In 1902 it gave up the struggle and served mammon as a Pierrot theatre, cinema and meeting venue etc, when it came under the wing of the extraordinary Lord Lloyd of Dolobran (Lord Lloyd Hall), who, when he wasn't being Secretary of the Colonies and Governor of Bombay and Egypt, was blowing up trains with TE Lawrence.
After the second world war, it was passed over to the Sea Cadets who proceeded to magnificently turn the interior into a BATTLESHIP, with metal cabins, portholes, decks, bridge etc etc, even a Bofors gun (from Portmouth) and a ship's chapel (stained glass and altar from the 1960 film "Becket" starring Richard Burton and Peter O'Toole, the modern TE Lawrence).

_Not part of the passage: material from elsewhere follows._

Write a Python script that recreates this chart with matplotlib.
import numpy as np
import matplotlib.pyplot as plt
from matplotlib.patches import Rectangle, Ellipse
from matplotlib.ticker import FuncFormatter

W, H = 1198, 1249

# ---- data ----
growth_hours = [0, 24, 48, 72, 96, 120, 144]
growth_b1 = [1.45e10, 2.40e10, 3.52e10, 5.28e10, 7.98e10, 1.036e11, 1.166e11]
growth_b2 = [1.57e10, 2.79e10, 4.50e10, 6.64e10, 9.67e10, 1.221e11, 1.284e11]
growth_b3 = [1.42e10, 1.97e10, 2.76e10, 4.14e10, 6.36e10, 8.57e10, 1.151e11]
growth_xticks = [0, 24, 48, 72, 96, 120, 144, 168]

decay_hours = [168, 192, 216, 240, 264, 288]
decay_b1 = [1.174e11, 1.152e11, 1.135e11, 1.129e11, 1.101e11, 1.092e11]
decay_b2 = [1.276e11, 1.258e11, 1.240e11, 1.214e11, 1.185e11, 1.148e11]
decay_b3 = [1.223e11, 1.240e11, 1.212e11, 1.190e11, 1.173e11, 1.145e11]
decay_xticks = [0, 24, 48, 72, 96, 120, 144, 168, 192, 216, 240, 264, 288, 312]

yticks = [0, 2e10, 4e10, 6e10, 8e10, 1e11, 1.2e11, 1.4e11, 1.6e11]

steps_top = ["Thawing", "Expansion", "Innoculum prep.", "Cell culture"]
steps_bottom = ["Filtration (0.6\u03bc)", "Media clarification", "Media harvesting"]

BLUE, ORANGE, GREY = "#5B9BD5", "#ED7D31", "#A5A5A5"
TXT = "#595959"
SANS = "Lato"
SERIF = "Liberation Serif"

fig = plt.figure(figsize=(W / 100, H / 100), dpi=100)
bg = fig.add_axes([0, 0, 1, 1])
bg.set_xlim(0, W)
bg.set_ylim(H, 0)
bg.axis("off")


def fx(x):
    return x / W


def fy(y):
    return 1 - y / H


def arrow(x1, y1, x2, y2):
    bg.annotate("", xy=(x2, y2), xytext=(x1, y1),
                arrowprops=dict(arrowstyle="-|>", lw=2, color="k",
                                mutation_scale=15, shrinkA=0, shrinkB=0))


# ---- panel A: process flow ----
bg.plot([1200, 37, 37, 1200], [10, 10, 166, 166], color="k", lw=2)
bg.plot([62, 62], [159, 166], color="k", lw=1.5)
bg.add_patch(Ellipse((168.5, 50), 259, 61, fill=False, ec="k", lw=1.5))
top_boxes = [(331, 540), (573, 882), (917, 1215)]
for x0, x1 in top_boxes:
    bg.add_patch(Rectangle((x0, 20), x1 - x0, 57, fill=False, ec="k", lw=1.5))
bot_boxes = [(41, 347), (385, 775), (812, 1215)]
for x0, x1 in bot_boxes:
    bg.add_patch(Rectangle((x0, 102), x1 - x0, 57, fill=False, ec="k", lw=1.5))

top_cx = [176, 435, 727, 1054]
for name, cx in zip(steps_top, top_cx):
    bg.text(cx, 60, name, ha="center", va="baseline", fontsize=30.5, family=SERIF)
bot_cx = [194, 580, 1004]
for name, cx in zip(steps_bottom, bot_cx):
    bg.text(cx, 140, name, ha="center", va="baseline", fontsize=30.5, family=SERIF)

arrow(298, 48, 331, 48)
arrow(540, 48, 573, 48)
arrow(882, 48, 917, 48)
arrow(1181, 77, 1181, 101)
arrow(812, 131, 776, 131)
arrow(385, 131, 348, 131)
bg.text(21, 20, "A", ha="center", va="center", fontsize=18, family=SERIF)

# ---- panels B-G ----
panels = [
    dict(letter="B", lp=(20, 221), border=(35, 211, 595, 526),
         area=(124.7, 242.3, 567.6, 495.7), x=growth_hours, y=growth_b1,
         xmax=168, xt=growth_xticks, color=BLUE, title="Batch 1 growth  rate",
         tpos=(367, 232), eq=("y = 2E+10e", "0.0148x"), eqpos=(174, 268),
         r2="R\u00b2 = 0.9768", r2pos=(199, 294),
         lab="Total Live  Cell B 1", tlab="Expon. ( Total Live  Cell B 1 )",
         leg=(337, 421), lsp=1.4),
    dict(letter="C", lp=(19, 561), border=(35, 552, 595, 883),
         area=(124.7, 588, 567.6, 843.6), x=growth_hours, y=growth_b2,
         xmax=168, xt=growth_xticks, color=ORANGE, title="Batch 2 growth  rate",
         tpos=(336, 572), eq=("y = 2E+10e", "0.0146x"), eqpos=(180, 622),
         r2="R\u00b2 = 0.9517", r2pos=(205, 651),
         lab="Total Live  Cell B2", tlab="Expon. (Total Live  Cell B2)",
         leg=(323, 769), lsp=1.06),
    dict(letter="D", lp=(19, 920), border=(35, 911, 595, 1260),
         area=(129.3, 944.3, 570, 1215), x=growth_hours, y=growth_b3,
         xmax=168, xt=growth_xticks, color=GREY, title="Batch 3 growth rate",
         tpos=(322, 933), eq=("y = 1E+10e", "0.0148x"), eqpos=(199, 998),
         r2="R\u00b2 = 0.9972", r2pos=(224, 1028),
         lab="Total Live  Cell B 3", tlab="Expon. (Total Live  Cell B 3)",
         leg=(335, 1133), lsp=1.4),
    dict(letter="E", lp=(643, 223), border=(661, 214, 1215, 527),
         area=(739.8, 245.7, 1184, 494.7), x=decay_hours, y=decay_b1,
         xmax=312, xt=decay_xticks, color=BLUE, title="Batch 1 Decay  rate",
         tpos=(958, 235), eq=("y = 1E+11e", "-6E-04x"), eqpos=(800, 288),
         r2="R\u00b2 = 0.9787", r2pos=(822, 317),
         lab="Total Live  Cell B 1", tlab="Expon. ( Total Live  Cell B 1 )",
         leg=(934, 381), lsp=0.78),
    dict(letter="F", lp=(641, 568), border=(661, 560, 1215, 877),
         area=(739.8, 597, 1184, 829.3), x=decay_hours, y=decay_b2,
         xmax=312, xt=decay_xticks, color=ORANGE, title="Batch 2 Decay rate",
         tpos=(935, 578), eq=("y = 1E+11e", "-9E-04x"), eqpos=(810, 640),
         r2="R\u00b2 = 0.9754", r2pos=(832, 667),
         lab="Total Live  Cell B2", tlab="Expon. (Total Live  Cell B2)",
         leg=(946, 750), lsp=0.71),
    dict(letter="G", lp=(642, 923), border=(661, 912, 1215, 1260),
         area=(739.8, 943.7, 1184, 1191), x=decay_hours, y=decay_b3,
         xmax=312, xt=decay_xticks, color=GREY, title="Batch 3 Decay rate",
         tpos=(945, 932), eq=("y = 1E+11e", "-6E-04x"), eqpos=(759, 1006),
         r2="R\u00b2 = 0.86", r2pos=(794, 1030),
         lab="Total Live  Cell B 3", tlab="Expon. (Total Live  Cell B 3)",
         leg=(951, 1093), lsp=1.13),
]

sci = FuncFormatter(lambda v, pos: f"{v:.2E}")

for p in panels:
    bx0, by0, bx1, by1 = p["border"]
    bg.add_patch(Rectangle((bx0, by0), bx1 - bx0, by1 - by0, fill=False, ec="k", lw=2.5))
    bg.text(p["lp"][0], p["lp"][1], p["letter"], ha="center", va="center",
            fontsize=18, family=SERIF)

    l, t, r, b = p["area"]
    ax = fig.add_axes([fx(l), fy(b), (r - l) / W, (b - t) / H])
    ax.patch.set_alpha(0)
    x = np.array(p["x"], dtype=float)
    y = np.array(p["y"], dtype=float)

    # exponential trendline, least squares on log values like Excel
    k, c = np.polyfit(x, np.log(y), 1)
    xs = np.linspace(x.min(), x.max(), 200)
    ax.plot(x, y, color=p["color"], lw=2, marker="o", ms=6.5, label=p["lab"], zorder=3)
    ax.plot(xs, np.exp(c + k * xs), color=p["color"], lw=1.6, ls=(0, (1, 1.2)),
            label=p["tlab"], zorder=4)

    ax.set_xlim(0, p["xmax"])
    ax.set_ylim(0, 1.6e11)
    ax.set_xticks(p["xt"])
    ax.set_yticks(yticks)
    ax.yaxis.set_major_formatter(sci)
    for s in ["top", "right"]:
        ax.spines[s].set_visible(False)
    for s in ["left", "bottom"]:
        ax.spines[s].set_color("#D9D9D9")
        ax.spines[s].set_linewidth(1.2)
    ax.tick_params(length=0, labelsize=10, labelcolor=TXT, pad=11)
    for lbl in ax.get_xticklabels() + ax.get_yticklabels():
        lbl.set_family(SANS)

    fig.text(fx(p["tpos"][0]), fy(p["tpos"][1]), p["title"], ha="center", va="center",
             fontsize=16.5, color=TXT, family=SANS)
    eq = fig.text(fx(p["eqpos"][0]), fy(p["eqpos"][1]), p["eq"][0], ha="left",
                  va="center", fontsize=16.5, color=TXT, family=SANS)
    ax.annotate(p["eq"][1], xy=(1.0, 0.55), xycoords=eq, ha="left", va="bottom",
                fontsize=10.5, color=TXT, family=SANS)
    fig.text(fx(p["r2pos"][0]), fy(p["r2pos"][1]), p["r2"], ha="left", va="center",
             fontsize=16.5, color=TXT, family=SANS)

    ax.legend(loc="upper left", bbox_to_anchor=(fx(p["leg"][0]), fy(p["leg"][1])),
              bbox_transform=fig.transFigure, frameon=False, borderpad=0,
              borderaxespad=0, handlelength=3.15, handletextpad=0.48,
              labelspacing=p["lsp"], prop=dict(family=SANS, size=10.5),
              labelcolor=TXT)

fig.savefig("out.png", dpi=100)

The Sea Cadets remain, still doing wonderful work, imbuing the naval spirit into the young people of Kilburn and the surrounding area. In addition it is also used for many other community (and artistic) activities with organizations such as Artangel.
The building material of galvanized (wrought) iron is the forerunner of all modern temporary buildings and, as with the prefab, the word "temporary" begins to mean "permanent". It has a similarity to the philosophy of Ikea ... a "flat pack" – of remarkable versatility, equally viable from the snows of Canada to the Jungles of Sarawak.

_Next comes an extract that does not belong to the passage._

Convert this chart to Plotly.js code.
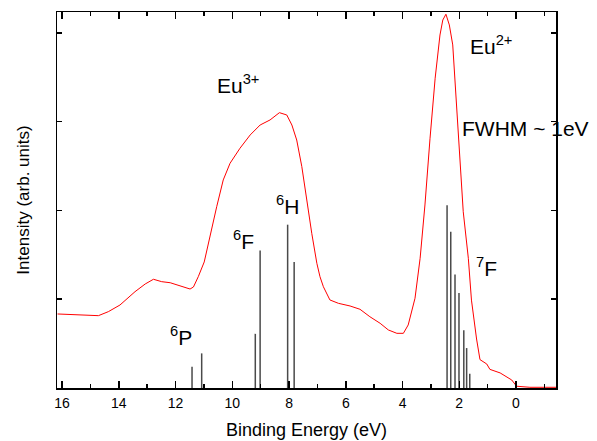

The functionality of the building is very satisfying but in this building there is a unique combination of the work of local people and Victorian industrial practicality that is aesthetically thrilling. Generations of children have been inspired by it and there is much historic and quirky Naval memorabilia.
The large spire above the bell tower is, sadly, gone but the wonderful iron Gothic arches remain, as well as the Canadian pitch pine roof. The Gothic windows and entrance provide a marvellous frame for the bronze and iron portholes which seem to be everywhere. In a way, it can be said to be a complete work of art in the combination of architectural simplicity and wild marine surrealism. In the chapel it should be noted that even the portholes are in stained glass.
The tarry smell of the rope room, with its naval layout, is echoed in a large variety of cabins, all different. The best vantage point is from the perfectly reconstructed bridge, which looks beyond the gun at the trompe l'oeil quarterdeck, as it spears its way to the large Gothic front door, ready to set sail down Kilburn High Road.